(Entries from a dataset)
--- begin ---
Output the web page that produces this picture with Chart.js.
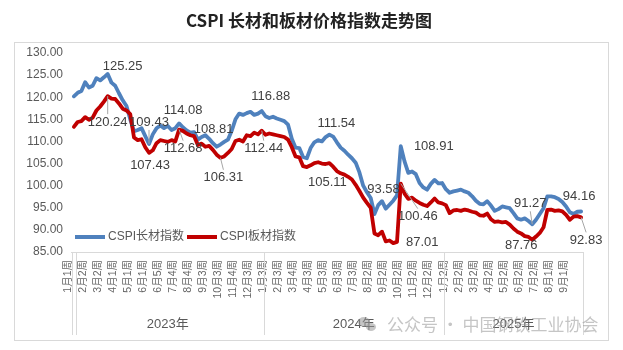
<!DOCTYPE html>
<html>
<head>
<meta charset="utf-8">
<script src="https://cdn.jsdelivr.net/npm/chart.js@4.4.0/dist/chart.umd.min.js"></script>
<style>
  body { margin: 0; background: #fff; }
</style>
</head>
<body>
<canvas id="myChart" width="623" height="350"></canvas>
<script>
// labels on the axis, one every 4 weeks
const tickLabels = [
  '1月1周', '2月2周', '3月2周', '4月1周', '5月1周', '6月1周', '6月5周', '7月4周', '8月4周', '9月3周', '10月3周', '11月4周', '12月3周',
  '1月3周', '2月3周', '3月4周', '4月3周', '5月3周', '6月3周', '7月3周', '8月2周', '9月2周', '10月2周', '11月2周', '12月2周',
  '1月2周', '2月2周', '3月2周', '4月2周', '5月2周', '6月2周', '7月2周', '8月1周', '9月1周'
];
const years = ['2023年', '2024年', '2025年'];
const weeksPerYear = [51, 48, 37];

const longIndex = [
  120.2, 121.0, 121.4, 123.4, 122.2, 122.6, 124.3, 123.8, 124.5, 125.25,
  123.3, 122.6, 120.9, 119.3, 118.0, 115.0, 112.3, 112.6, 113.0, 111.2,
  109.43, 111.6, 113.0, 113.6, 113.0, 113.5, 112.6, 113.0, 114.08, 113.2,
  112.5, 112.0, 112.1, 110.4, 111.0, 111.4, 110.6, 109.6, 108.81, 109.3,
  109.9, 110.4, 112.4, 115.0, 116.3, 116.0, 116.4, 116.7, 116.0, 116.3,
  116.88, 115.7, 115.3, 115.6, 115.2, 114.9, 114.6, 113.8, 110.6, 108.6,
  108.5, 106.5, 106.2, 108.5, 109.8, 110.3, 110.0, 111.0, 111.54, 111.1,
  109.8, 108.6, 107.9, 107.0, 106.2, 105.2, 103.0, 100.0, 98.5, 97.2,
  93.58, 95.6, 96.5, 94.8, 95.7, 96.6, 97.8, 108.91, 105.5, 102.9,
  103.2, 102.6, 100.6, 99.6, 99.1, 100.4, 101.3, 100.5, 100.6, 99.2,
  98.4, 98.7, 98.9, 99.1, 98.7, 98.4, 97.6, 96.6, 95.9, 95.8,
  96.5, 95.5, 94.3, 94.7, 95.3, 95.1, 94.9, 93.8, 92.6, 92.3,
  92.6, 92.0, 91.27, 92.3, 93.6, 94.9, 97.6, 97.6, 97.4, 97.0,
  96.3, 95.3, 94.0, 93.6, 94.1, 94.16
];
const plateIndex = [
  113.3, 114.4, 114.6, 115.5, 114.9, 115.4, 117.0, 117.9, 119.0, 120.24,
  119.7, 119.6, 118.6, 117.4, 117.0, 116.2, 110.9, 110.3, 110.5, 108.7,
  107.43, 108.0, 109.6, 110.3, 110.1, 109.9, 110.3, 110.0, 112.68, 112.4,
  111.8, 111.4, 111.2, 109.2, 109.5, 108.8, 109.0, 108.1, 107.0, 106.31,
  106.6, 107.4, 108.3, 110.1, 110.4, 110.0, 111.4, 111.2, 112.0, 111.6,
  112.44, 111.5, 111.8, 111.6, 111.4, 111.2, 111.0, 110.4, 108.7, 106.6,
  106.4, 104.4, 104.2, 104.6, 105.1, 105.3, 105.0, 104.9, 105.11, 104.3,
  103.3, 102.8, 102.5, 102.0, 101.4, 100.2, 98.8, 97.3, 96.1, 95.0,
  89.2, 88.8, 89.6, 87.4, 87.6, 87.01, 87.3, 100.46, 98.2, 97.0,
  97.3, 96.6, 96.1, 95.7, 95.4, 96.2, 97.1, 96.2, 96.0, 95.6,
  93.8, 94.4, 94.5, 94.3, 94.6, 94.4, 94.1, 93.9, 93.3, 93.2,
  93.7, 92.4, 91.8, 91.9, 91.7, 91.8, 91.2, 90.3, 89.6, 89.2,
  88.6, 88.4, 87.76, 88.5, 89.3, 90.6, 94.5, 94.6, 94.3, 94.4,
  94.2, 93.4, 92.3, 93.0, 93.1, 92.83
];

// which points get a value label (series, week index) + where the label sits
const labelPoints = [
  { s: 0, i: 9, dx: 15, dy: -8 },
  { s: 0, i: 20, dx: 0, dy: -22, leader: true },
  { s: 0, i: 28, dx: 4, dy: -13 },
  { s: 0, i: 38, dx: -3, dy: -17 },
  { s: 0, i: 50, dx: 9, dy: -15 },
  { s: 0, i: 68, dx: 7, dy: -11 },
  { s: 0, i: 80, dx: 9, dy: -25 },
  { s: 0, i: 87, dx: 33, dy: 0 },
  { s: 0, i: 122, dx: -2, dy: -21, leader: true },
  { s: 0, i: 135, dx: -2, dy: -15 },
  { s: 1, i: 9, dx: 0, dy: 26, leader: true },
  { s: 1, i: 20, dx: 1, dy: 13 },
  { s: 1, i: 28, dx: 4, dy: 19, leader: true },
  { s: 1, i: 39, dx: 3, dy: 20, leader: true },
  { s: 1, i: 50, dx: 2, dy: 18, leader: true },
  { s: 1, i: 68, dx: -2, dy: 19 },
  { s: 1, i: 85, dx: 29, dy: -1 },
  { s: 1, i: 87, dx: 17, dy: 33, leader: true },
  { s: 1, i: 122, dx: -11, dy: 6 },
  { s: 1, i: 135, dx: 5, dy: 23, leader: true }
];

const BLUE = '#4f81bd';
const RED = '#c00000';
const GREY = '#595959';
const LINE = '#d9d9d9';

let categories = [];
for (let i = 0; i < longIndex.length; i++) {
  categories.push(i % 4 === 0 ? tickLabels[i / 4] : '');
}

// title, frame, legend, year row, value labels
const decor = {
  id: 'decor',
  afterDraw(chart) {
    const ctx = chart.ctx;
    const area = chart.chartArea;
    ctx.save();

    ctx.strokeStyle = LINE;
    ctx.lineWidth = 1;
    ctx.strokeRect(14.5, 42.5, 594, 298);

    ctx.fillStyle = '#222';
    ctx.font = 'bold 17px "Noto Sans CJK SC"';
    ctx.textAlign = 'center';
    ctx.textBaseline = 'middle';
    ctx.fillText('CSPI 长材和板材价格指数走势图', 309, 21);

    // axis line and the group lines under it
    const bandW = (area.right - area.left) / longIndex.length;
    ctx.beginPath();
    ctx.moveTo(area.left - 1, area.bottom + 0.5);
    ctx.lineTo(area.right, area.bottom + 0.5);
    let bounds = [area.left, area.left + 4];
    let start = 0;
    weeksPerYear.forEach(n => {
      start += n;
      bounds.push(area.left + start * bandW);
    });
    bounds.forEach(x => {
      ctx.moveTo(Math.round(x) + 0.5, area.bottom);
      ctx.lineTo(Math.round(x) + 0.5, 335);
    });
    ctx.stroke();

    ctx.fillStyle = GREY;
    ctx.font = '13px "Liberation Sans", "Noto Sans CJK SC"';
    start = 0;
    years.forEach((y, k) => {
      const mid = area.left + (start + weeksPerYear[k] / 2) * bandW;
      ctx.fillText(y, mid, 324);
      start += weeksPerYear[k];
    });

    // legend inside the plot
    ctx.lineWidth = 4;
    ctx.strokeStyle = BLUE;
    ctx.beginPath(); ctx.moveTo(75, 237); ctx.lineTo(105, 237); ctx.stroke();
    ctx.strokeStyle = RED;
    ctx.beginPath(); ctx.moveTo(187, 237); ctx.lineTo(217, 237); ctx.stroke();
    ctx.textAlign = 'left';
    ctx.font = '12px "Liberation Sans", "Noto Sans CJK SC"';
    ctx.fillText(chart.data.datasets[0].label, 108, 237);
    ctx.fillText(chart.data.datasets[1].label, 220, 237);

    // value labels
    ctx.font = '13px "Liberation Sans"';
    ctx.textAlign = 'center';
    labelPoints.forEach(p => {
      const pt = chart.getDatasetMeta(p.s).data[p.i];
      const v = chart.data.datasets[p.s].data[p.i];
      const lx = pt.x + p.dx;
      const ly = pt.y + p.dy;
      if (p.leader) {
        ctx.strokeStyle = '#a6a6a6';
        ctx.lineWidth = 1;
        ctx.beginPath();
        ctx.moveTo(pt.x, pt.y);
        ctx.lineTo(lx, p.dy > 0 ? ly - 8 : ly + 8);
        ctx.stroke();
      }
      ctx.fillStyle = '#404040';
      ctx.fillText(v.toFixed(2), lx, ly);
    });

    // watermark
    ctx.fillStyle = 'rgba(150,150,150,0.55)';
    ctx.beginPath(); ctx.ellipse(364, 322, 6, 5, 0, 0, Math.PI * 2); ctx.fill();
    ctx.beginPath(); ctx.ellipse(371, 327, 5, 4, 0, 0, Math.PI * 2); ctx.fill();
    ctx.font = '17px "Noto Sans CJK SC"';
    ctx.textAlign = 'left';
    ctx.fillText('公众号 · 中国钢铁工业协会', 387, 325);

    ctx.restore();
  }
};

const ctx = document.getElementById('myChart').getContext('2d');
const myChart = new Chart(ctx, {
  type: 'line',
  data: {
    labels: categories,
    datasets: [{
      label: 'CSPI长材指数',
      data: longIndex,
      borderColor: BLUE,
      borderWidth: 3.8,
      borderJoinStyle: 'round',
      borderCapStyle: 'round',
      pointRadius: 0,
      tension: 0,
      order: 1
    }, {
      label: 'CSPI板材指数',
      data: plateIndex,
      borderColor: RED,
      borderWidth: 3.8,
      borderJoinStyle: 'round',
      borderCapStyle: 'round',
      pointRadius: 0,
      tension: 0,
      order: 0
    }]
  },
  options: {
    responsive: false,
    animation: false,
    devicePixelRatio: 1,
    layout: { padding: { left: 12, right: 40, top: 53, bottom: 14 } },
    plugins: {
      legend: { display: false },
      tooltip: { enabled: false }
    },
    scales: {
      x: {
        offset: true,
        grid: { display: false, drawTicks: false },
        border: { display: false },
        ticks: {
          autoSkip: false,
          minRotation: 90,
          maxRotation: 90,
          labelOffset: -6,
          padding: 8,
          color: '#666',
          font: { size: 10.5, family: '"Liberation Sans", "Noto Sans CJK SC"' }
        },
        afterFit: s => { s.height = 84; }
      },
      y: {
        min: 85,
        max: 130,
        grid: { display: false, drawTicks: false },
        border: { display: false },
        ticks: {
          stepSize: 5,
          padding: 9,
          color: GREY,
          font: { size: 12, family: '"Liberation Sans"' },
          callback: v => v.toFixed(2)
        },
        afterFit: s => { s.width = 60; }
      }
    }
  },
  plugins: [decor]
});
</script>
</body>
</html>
--- end ---
--- begin ---
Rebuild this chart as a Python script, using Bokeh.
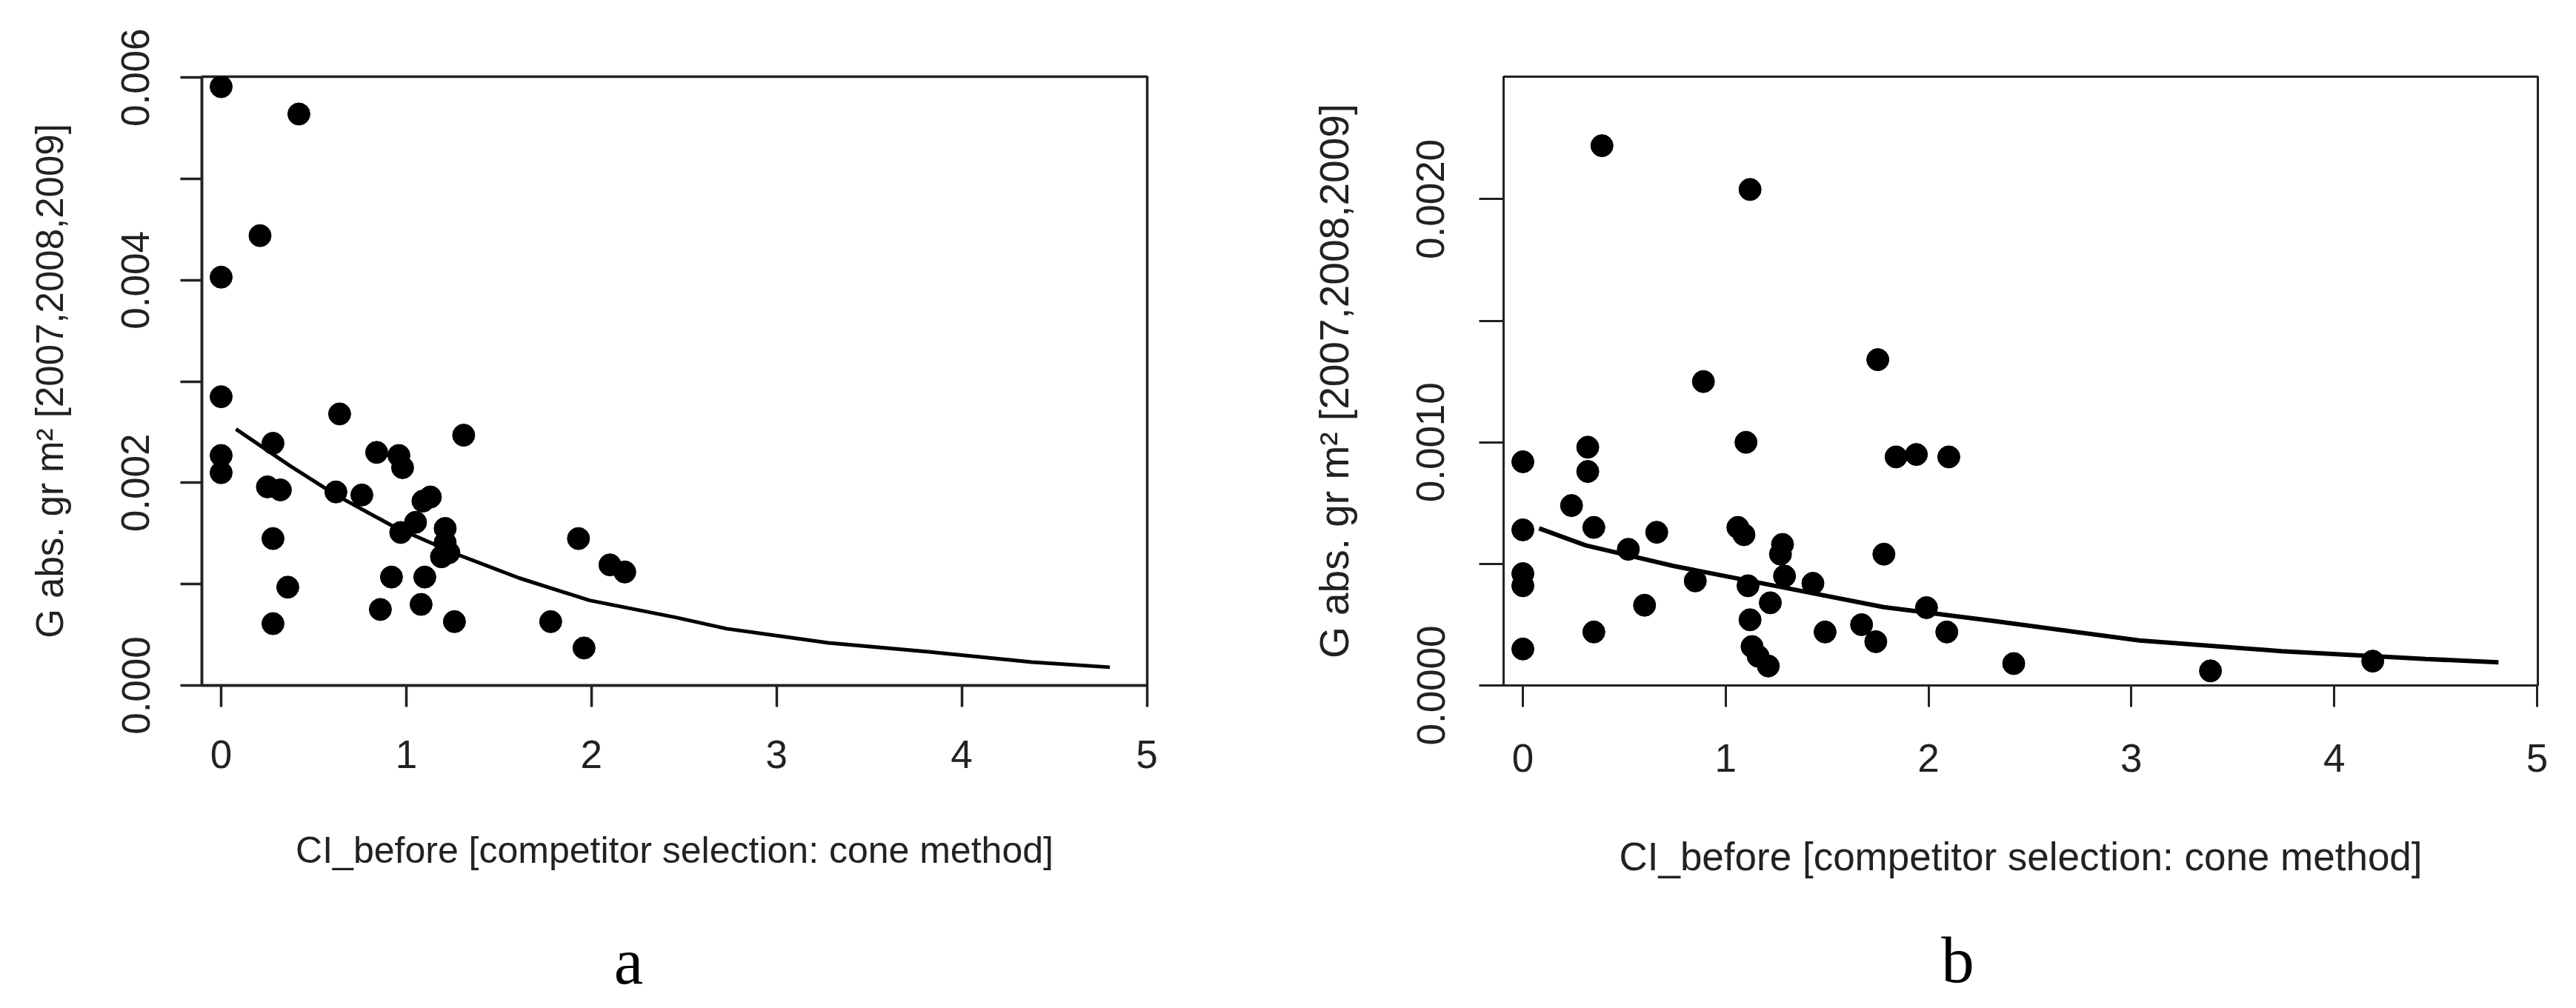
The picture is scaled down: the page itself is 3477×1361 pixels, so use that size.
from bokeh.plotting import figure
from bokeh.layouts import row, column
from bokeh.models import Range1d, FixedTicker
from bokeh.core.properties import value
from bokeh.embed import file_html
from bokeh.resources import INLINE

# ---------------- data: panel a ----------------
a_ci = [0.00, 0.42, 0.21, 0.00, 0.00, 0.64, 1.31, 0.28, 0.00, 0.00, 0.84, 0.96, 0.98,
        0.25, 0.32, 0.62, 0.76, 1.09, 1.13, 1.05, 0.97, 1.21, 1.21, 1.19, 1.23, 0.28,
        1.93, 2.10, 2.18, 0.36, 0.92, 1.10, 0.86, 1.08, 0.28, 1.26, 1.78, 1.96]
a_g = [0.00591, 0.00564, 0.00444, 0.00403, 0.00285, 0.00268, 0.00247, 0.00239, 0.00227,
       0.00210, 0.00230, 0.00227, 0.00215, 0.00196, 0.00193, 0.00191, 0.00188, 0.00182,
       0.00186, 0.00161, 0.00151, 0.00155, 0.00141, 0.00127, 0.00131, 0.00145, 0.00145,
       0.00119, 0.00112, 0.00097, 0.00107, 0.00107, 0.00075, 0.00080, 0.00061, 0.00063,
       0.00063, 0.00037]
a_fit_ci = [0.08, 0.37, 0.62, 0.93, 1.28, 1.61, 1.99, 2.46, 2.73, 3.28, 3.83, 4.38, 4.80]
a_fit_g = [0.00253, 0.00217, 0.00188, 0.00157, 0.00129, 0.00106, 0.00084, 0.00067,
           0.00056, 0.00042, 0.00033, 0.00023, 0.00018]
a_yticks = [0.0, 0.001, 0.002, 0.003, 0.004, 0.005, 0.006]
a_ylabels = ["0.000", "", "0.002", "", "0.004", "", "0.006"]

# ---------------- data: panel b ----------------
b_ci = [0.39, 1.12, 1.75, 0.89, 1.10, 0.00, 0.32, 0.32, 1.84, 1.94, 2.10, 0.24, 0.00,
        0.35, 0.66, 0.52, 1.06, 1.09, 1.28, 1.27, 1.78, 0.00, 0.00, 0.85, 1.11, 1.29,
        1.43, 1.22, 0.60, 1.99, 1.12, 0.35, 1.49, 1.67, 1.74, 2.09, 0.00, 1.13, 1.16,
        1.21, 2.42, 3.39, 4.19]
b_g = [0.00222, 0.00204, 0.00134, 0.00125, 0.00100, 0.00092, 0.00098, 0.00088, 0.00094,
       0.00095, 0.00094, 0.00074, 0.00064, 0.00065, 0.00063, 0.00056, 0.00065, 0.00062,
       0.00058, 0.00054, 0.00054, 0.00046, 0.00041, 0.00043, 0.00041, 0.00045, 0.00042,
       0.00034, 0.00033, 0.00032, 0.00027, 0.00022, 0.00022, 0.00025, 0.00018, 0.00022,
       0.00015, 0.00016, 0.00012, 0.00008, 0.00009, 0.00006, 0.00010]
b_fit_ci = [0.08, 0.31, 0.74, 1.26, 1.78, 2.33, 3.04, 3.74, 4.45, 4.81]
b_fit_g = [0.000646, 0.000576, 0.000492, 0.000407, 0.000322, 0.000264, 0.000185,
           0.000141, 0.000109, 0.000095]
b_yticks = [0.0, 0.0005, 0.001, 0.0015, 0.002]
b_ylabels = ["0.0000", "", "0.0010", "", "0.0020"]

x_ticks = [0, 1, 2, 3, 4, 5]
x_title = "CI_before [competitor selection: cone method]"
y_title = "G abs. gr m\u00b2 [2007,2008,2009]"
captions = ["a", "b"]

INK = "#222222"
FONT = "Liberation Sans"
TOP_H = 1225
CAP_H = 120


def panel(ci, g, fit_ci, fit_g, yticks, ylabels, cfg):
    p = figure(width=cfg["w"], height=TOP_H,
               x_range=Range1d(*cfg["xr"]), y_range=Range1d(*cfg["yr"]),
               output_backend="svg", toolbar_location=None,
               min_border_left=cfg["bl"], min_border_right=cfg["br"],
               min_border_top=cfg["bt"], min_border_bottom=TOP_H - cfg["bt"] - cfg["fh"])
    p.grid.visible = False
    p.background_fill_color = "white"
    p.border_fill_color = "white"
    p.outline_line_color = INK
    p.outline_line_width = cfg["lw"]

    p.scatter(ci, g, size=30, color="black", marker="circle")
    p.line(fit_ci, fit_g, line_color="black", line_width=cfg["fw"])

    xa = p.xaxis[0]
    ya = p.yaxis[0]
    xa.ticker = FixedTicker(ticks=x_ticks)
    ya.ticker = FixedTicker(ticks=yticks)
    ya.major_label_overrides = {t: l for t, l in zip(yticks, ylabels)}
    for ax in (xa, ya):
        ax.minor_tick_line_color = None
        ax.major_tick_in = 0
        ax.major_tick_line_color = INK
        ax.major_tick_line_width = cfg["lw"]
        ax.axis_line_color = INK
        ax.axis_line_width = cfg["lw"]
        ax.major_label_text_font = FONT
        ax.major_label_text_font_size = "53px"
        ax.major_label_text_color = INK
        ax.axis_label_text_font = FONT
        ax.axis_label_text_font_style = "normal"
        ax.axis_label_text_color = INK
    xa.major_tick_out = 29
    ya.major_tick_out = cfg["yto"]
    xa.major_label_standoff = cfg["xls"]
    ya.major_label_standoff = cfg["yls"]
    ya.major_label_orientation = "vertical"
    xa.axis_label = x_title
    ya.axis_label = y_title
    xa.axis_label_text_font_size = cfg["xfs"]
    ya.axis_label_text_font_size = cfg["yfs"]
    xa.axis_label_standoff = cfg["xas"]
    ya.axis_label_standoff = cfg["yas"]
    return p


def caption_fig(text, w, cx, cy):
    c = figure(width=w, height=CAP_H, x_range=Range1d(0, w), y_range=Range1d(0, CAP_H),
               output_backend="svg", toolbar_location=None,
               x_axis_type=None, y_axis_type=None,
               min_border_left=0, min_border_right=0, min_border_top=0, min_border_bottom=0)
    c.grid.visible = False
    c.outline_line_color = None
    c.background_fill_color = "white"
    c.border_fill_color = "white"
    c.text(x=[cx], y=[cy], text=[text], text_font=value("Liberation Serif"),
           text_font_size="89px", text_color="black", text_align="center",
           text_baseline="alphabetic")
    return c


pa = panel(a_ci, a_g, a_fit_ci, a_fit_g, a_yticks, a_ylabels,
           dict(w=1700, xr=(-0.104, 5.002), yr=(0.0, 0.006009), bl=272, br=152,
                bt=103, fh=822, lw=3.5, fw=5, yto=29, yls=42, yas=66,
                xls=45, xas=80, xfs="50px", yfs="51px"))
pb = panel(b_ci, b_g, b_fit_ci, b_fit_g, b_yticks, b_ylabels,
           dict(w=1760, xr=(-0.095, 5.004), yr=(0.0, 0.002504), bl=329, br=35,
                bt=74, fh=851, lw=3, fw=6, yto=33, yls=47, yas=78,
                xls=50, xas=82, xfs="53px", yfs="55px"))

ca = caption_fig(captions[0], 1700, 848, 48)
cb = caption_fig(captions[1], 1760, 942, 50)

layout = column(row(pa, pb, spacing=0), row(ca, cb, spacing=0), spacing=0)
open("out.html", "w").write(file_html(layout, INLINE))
--- end ---
#### CHALLENGE
Print everything from the line with "Output the web" down to the line with "const weeksPerYear = [51, 48, 37];" in the entries above, both lines included and nothing more, without the pictures.

#### FULL ANSWER
Output the web page that produces this picture with Chart.js.
<!DOCTYPE html>
<html>
<head>
<meta charset="utf-8">
<script src="https://cdn.jsdelivr.net/npm/chart.js@4.4.0/dist/chart.umd.min.js"></script>
<style>
  body { margin: 0; background: #fff; }
</style>
</head>
<body>
<canvas id="myChart" width="623" height="350"></canvas>
<script>
// labels on the axis, one every 4 weeks
const tickLabels = [
  '1月1周', '2月2周', '3月2周', '4月1周', '5月1周', '6月1周', '6月5周', '7月4周', '8月4周', '9月3周', '10月3周', '11月4周', '12月3周',
  '1月3周', '2月3周', '3月4周', '4月3周', '5月3周', '6月3周', '7月3周', '8月2周', '9月2周', '10月2周', '11月2周', '12月2周',
  '1月2周', '2月2周', '3月2周', '4月2周', '5月2周', '6月2周', '7月2周', '8月1周', '9月1周'
];
const years = ['2023年', '2024年', '2025年'];
const weeksPerYear = [51, 48, 37];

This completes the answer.